What you need to do:
Output every line exactly as written. Leave out pictures.

Exercise material:
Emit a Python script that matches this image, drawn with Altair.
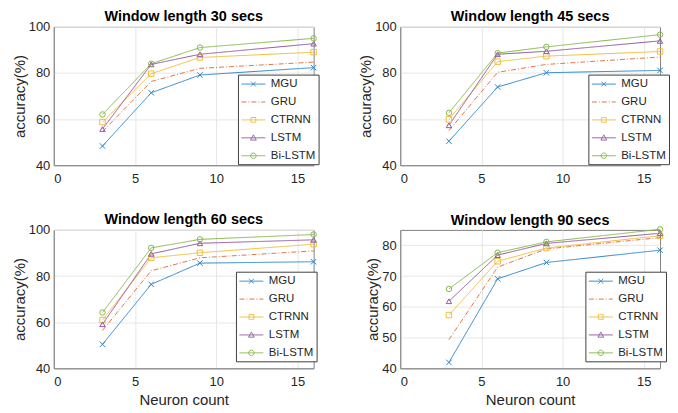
import altair as alt
import pandas as pd

neurons = [3, 6, 9, 16]
models = ["MGU", "GRU", "CTRNN", "LSTM", "Bi-LSTM"]
colors = ["#2a86cc", "#e0764a", "#f0bd3a", "#9158a2", "#85b84a"]

acc_30 = {
    "MGU": [48.3, 71.4, 79.1, 82.3],
    "GRU": [54.6, 76.3, 82.0, 84.7],
    "CTRNN": [58.7, 79.7, 86.7, 89.0],
    "LSTM": [55.7, 83.7, 88.1, 92.7],
    "Bi-LSTM": [62.0, 84.0, 91.0, 95.0],
}
acc_45 = {
    "MGU": [50.4, 73.9, 80.1, 81.1],
    "GRU": [55.0, 80.3, 83.7, 86.9],
    "CTRNN": [59.9, 84.9, 87.3, 89.3],
    "LSTM": [57.3, 88.1, 89.4, 93.9],
    "Bi-LSTM": [62.7, 88.6, 91.3, 96.6],
}
acc_60 = {
    "MGU": [50.4, 76.4, 85.6, 86.2],
    "GRU": [56.4, 82.3, 87.9, 90.9],
    "CTRNN": [60.9, 87.9, 90.1, 93.8],
    "LSTM": [59.1, 89.6, 94.2, 95.7],
    "Bi-LSTM": [64.2, 92.2, 95.9, 98.0],
}
acc_90 = {
    "MGU": [41.9, 69.1, 74.4, 78.4],
    "GRU": [49.3, 72.9, 78.8, 82.5],
    "CTRNN": [57.3, 74.8, 79.1, 83.1],
    "LSTM": [61.8, 76.8, 80.6, 83.9],
    "Bi-LSTM": [65.8, 77.6, 81.1, 85.2],
}

FONT = "Liberation Sans"
TXT = "#262626"

point_shapes = {
    "MGU": "M-1,-1L1,1M-1,1L1,-1",
    "CTRNN": "square",
    "LSTM": "triangle-up",
    "Bi-LSTM": "circle",
}
dashes = [[1, 0], [5, 2, 1, 2], [1, 0], [1, 0], [1, 0]]

leg_paths = {
    "MGU": "M-2,0H2M-0.4,-0.4L0.4,0.4M-0.4,0.4L0.4,-0.4",
    "GRU": "M-2,0H2",
    "CTRNN": "M-2,0H2M-0.4,-0.4H0.4V0.4H-0.4Z",
    "LSTM": "M-2,0H2M0,-0.5L0.48,0.38H-0.48Z",
    "Bi-LSTM": "M-2,0H2M0.45,0A0.45,0.45 0 1,1 -0.45,0A0.45,0.45 0 1,1 0.45,0Z",
}
shape_expr = " : ".join(
    f"datum.value === '{m}' ? '{p}'" for m, p in leg_paths.items()
) + " : 'circle'"
dash_expr = "datum.value === 'GRU' ? [5,2,1,2] : [1,0]"


def make_df(acc):
    rows = []
    for m in models:
        for n, v in zip(neurons, acc[m]):
            rows.append({"neurons": n, "acc": v, "model": m})
    return pd.DataFrame(rows)


def panel(acc, title, ymax, yvals, show_xtitle, lx, ly):
    df = make_df(acc)
    xaxis = alt.Axis(values=[0, 5, 10, 15], labelPadding=7,
                     title="Neuron count" if show_xtitle else None)
    x = alt.X("neurons:Q", scale=alt.Scale(domain=[0, 16], nice=False), axis=xaxis)
    y = alt.Y("acc:Q", scale=alt.Scale(domain=[40, ymax], nice=False, zero=False),
              axis=alt.Axis(values=yvals, title="accuracy(%)", labelPadding=4, titlePadding=1))
    cscale = alt.Scale(domain=models, range=colors)
    legend = alt.Legend(
        orient="none", legendX=lx, legendY=ly, title=None,
        strokeColor="#404040", fillColor="white", padding=3, rowPadding=6,
        labelFont=FONT, labelFontSize=11.5, labelColor=TXT, labelOffset=11,
        symbolSize=144, symbolStrokeWidth=1, symbolOffset=6,
        symbolType={"expr": shape_expr}, symbolDash={"expr": dash_expr},
        symbolFillColor="transparent", symbolOpacity=1,
    )
    lines = alt.Chart(df).mark_line(strokeWidth=1).encode(
        x=x, y=y,
        color=alt.Color("model:N", scale=cscale, legend=legend),
        strokeDash=alt.StrokeDash("model:N", scale=alt.Scale(domain=models, range=dashes), legend=None),
    )
    layers = [lines]
    for m, shp in point_shapes.items():
        layers.append(
            alt.Chart(df).transform_filter(f"datum.model == '{m}'").mark_point(
                shape=shp, size=30, strokeWidth=1, filled=False, opacity=1
            ).encode(x=x, y=y, color=alt.Color("model:N", scale=cscale, legend=None))
        )
    return alt.layer(*layers).properties(
        width=261, height=139,
        title=alt.TitleParams(title, fontSize=14.5, fontWeight="bold", font=FONT, color="black",
                              offset=-4, anchor="middle", frame="group"),
    )


p1 = panel(acc_30, "Window length 30 secs", 100, [40, 60, 80, 100], False, 185, 48)
p2 = panel(acc_45, "Window length 45 secs", 100, [40, 60, 80, 100], False, 189, 48)
p3 = panel(acc_60, "Window length 60 secs", 100, [40, 60, 80, 100], True, 183, 42)
p4 = panel(acc_90, "Window length 90 secs", 85, [40, 50, 60, 70, 80], True, 186, 42)

chart = alt.concat(p1, p2, p3, p4, columns=2, spacing={"row": 26, "column": 38}).resolve_scale(
    color="independent", strokeDash="independent", y="independent", x="independent"
).resolve_legend(color="independent").configure(
    font=FONT, padding={"left": 3, "top": 0, "right": 0, "bottom": 0}
).configure_axis(
    labelFont=FONT, labelFontSize=13, labelColor=TXT,
    titleFont=FONT, titleFontSize=15, titleFontWeight="normal", titleColor=TXT,
    gridColor="#e6e6e6", domainColor="#808080", ticks=False,
).configure_view(stroke="#808080")

chart.save("out.html", embed_options={"renderer": "svg", "actions": False})
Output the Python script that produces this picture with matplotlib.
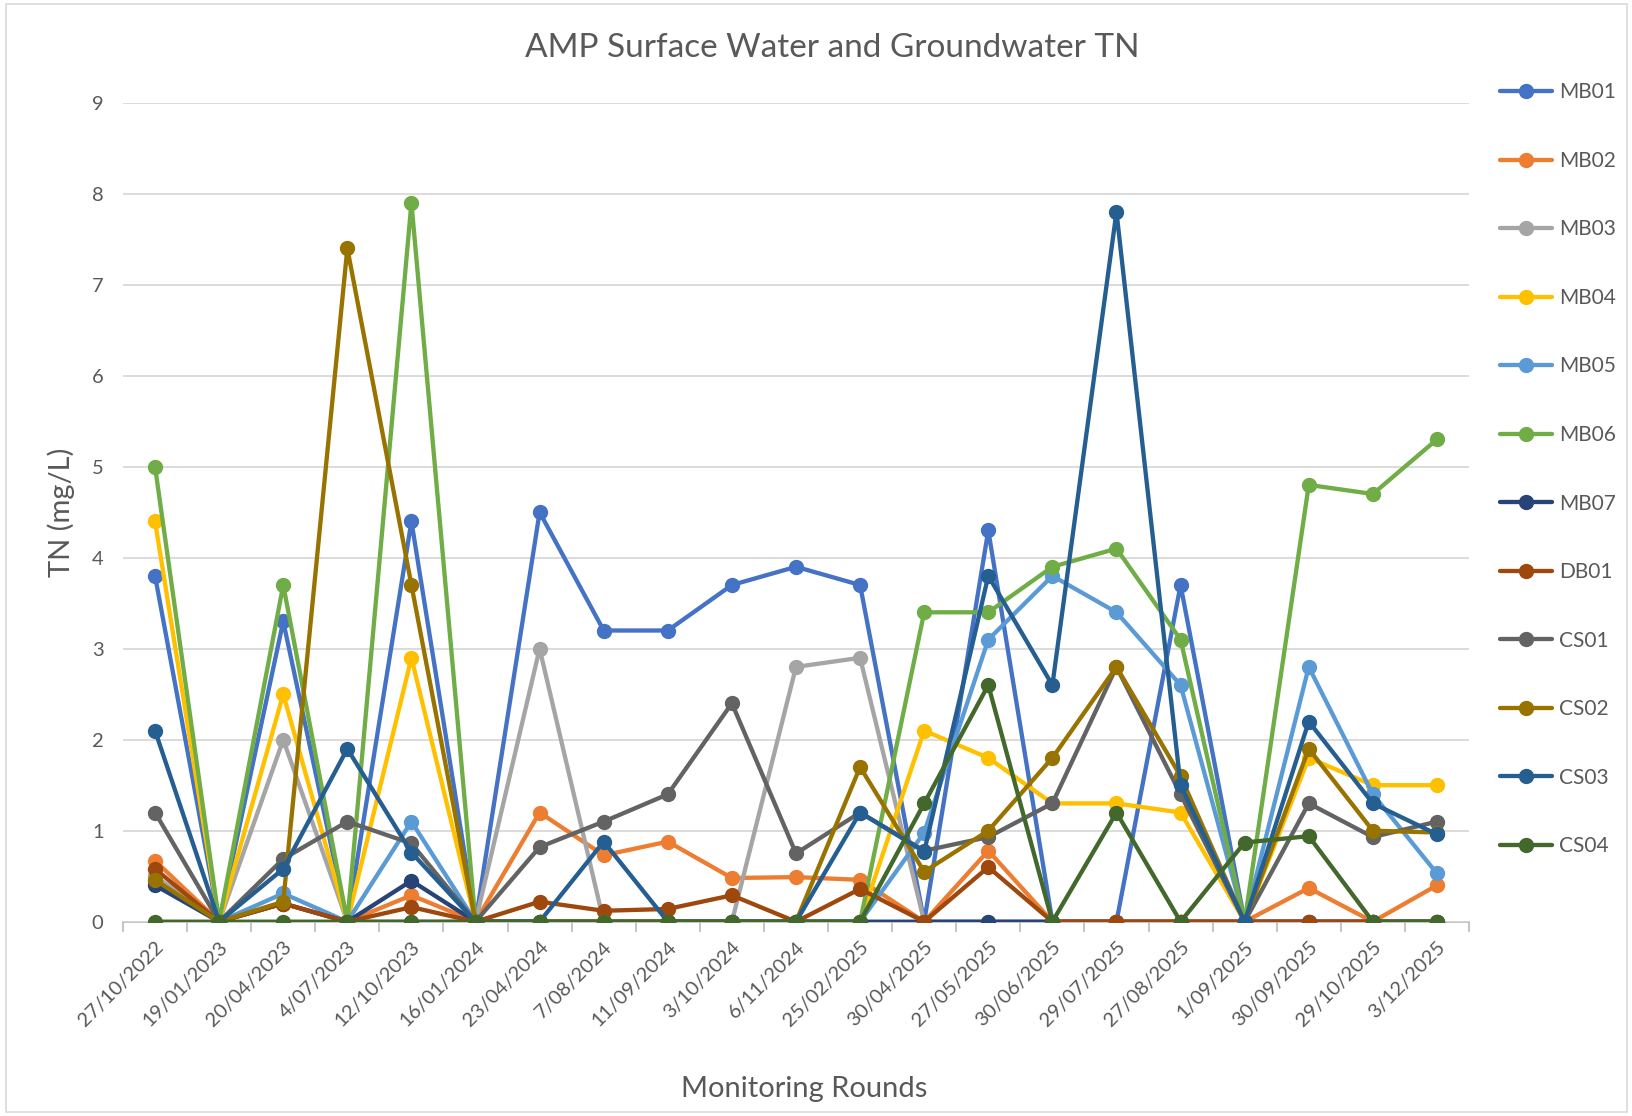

Reply:
Emit a Python script that matches this image, drawn with Altair.
import altair as alt
import pandas as pd

neurons = [3, 6, 9, 16]
models = ["MGU", "GRU", "CTRNN", "LSTM", "Bi-LSTM"]
colors = ["#2a86cc", "#e0764a", "#f0bd3a", "#9158a2", "#85b84a"]

acc_30 = {
    "MGU": [48.3, 71.4, 79.1, 82.3],
    "GRU": [54.6, 76.3, 82.0, 84.7],
    "CTRNN": [58.7, 79.7, 86.7, 89.0],
    "LSTM": [55.7, 83.7, 88.1, 92.7],
    "Bi-LSTM": [62.0, 84.0, 91.0, 95.0],
}
acc_45 = {
    "MGU": [50.4, 73.9, 80.1, 81.1],
    "GRU": [55.0, 80.3, 83.7, 86.9],
    "CTRNN": [59.9, 84.9, 87.3, 89.3],
    "LSTM": [57.3, 88.1, 89.4, 93.9],
    "Bi-LSTM": [62.7, 88.6, 91.3, 96.6],
}
acc_60 = {
    "MGU": [50.4, 76.4, 85.6, 86.2],
    "GRU": [56.4, 82.3, 87.9, 90.9],
    "CTRNN": [60.9, 87.9, 90.1, 93.8],
    "LSTM": [59.1, 89.6, 94.2, 95.7],
    "Bi-LSTM": [64.2, 92.2, 95.9, 98.0],
}
acc_90 = {
    "MGU": [41.9, 69.1, 74.4, 78.4],
    "GRU": [49.3, 72.9, 78.8, 82.5],
    "CTRNN": [57.3, 74.8, 79.1, 83.1],
    "LSTM": [61.8, 76.8, 80.6, 83.9],
    "Bi-LSTM": [65.8, 77.6, 81.1, 85.2],
}

FONT = "Liberation Sans"
TXT = "#262626"

point_shapes = {
    "MGU": "M-1,-1L1,1M-1,1L1,-1",
    "CTRNN": "square",
    "LSTM": "triangle-up",
    "Bi-LSTM": "circle",
}
dashes = [[1, 0], [5, 2, 1, 2], [1, 0], [1, 0], [1, 0]]

leg_paths = {
    "MGU": "M-2,0H2M-0.4,-0.4L0.4,0.4M-0.4,0.4L0.4,-0.4",
    "GRU": "M-2,0H2",
    "CTRNN": "M-2,0H2M-0.4,-0.4H0.4V0.4H-0.4Z",
    "LSTM": "M-2,0H2M0,-0.5L0.48,0.38H-0.48Z",
    "Bi-LSTM": "M-2,0H2M0.45,0A0.45,0.45 0 1,1 -0.45,0A0.45,0.45 0 1,1 0.45,0Z",
}
shape_expr = " : ".join(
    f"datum.value === '{m}' ? '{p}'" for m, p in leg_paths.items()
) + " : 'circle'"
dash_expr = "datum.value === 'GRU' ? [5,2,1,2] : [1,0]"


def make_df(acc):
    rows = []
    for m in models:
        for n, v in zip(neurons, acc[m]):
            rows.append({"neurons": n, "acc": v, "model": m})
    return pd.DataFrame(rows)


def panel(acc, title, ymax, yvals, show_xtitle, lx, ly):
    df = make_df(acc)
    xaxis = alt.Axis(values=[0, 5, 10, 15], labelPadding=7,
                     title="Neuron count" if show_xtitle else None)
    x = alt.X("neurons:Q", scale=alt.Scale(domain=[0, 16], nice=False), axis=xaxis)
    y = alt.Y("acc:Q", scale=alt.Scale(domain=[40, ymax], nice=False, zero=False),
              axis=alt.Axis(values=yvals, title="accuracy(%)", labelPadding=4, titlePadding=1))
    cscale = alt.Scale(domain=models, range=colors)
    legend = alt.Legend(
        orient="none", legendX=lx, legendY=ly, title=None,
        strokeColor="#404040", fillColor="white", padding=3, rowPadding=6,
        labelFont=FONT, labelFontSize=11.5, labelColor=TXT, labelOffset=11,
        symbolSize=144, symbolStrokeWidth=1, symbolOffset=6,
        symbolType={"expr": shape_expr}, symbolDash={"expr": dash_expr},
        symbolFillColor="transparent", symbolOpacity=1,
    )
    lines = alt.Chart(df).mark_line(strokeWidth=1).encode(
        x=x, y=y,
        color=alt.Color("model:N", scale=cscale, legend=legend),
        strokeDash=alt.StrokeDash("model:N", scale=alt.Scale(domain=models, range=dashes), legend=None),
    )
    layers = [lines]
    for m, shp in point_shapes.items():
        layers.append(
            alt.Chart(df).transform_filter(f"datum.model == '{m}'").mark_point(
                shape=shp, size=30, strokeWidth=1, filled=False, opacity=1
            ).encode(x=x, y=y, color=alt.Color("model:N", scale=cscale, legend=None))
        )
    return alt.layer(*layers).properties(
        width=261, height=139,
        title=alt.TitleParams(title, fontSize=14.5, fontWeight="bold", font=FONT, color="black",
                              offset=-4, anchor="middle", frame="group"),
    )


p1 = panel(acc_30, "Window length 30 secs", 100, [40, 60, 80, 100], False, 185, 48)
p2 = panel(acc_45, "Window length 45 secs", 100, [40, 60, 80, 100], False, 189, 48)
p3 = panel(acc_60, "Window length 60 secs", 100, [40, 60, 80, 100], True, 183, 42)
p4 = panel(acc_90, "Window length 90 secs", 85, [40, 50, 60, 70, 80], True, 186, 42)

chart = alt.concat(p1, p2, p3, p4, columns=2, spacing={"row": 26, "column": 38}).resolve_scale(
    color="independent", strokeDash="independent", y="independent", x="independent"
).resolve_legend(color="independent").configure(
    font=FONT, padding={"left": 3, "top": 0, "right": 0, "bottom": 0}
).configure_axis(
    labelFont=FONT, labelFontSize=13, labelColor=TXT,
    titleFont=FONT, titleFontSize=15, titleFontWeight="normal", titleColor=TXT,
    gridColor="#e6e6e6", domainColor="#808080", ticks=False,
).configure_view(stroke="#808080")

chart.save("out.html", embed_options={"renderer": "svg", "actions": False})
Output the Python script that produces this picture with matplotlib.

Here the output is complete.